ジェフ Steel Dawnは今年この後に次のパッチで導入され、アパラチアにブラザーフッド・オブ・スティールが帰ってきます。クールなクエストラインとともに新たなストーリーがあり、興味深い新NPCと出会ったりやりとりできるほか、新たなダンジョン体験もあります。

 新たなアイテムは、いくつものユニークなレジェンダリーのクエスト報酬があり、その中には新たなウォーグレイブもあります。ネタバレはあまりしたくないのでここまでにしておきますが、報酬はとてもユニークでエキサイティングなものになっています。

 “探検”は来年やってきます。ユニークなロケーションで展開される、より大きなクエスト体験になっていて……今言えるのはここまでですね。今後の発表をお楽しみに!

――Fallout 76のプレイヤーコミュニティは、稼働初日からこのゲームにとって最高のものでした。“Feed the People”のクエストバグを覚えていますか? バグでサーバー内の人に缶詰を配るためにプレイしている人がいて、修正の際には惜しまれたぐらいです。このメールインタビューの締めくくりに、日本のウェイストランダーたちにシャウトを!
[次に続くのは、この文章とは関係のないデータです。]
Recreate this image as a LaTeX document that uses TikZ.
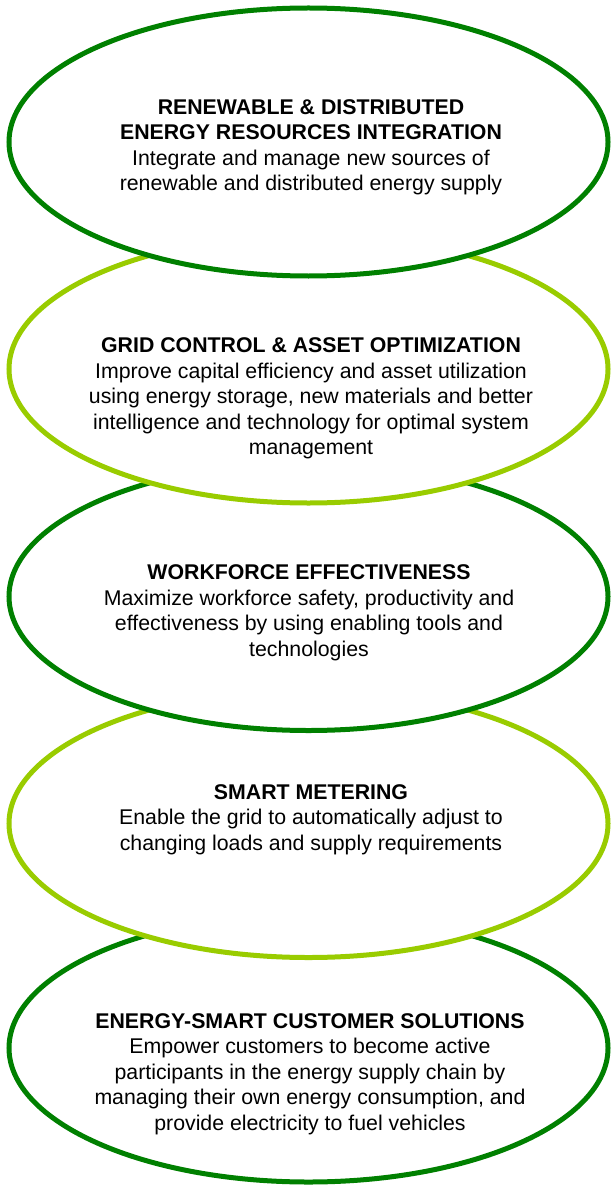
\documentclass[tikz,border=0pt]{standalone}
\usepackage{fontspec}
\setmainfont{Liberation Sans}
\usetikzlibrary{shapes.geometric}
\definecolor{dkgreen}{HTML}{008000}
\definecolor{ltgreen}{HTML}{99CC00}
\begin{document}
\begin{tikzpicture}[x=1pt,y=-1pt,
  oval/.style={ellipse, draw, fill=white, line width=5pt, inner sep=0pt,
    minimum width=599pt, minimum height=268pt},
  dkoval/.style={oval, draw=dkgreen},
  ltoval/.style={oval, draw=ltgreen},
  txt/.style={align=center, inner sep=0pt, font=\fontsize{21.3}{25.5}\selectfont}]
\useasboundingbox (0,0) rectangle (611,1185);
\node[dkoval] (e5) at (308.5,1048) {};
\node[ltoval] (e4) at (308.5,823.5) {};
\node[dkoval] (e3) at (308.5,596.5) {};
\node[ltoval] (e2) at (308.5,369) {};
\node[dkoval] (e1) at (308.5,142) {};
\node[txt] (t1) at (311,147.5) {\textbf{RENEWABLE \& DISTRIBUTED}\\\textbf{ENERGY RESOURCES INTEGRATION}\\Integrate and manage new sources of\\renewable and distributed energy supply};
\node[txt] (t2) at (311,398.5) {\textbf{GRID CONTROL \& ASSET OPTIMIZATION}\\Improve capital efficiency and asset utilization\\using energy storage, new materials and better\\intelligence and technology for optimal system\\management};
\node[txt] (t3) at (309,613) {\textbf{WORKFORCE EFFECTIVENESS}\\Maximize workforce safety, productivity and\\effectiveness by using enabling tools and\\technologies};
\node[txt] (t4) at (311,819.5) {\textbf{SMART METERING}\\Enable the grid to automatically adjust to\\changing loads and supply requirements};
\node[txt] (t5) at (310,1074) {\textbf{ENERGY-SMART CUSTOMER SOLUTIONS}\\Empower customers to become active\\participants in the energy supply chain by\\managing their own energy consumption, and\\provide electricity to fuel vehicles};
\end{tikzpicture}
\end{document}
ジェフ はい、あの「バグじゃないバグ」の事はよく覚えていますよ。あれから2年で、我々は皆さんのフィードバックを読み、何が間違ったのかを考え、とても沢山のことを学んできました。

 どうも皆さん! ジェフ・ガーディナーです。日本のすべてのウェイストランダーに多大な感謝を! いま準備しているAMA(公開Q&A)でできるだけ多くの皆さんからの質問にお答えできるのを楽しみにしています。ありがとう!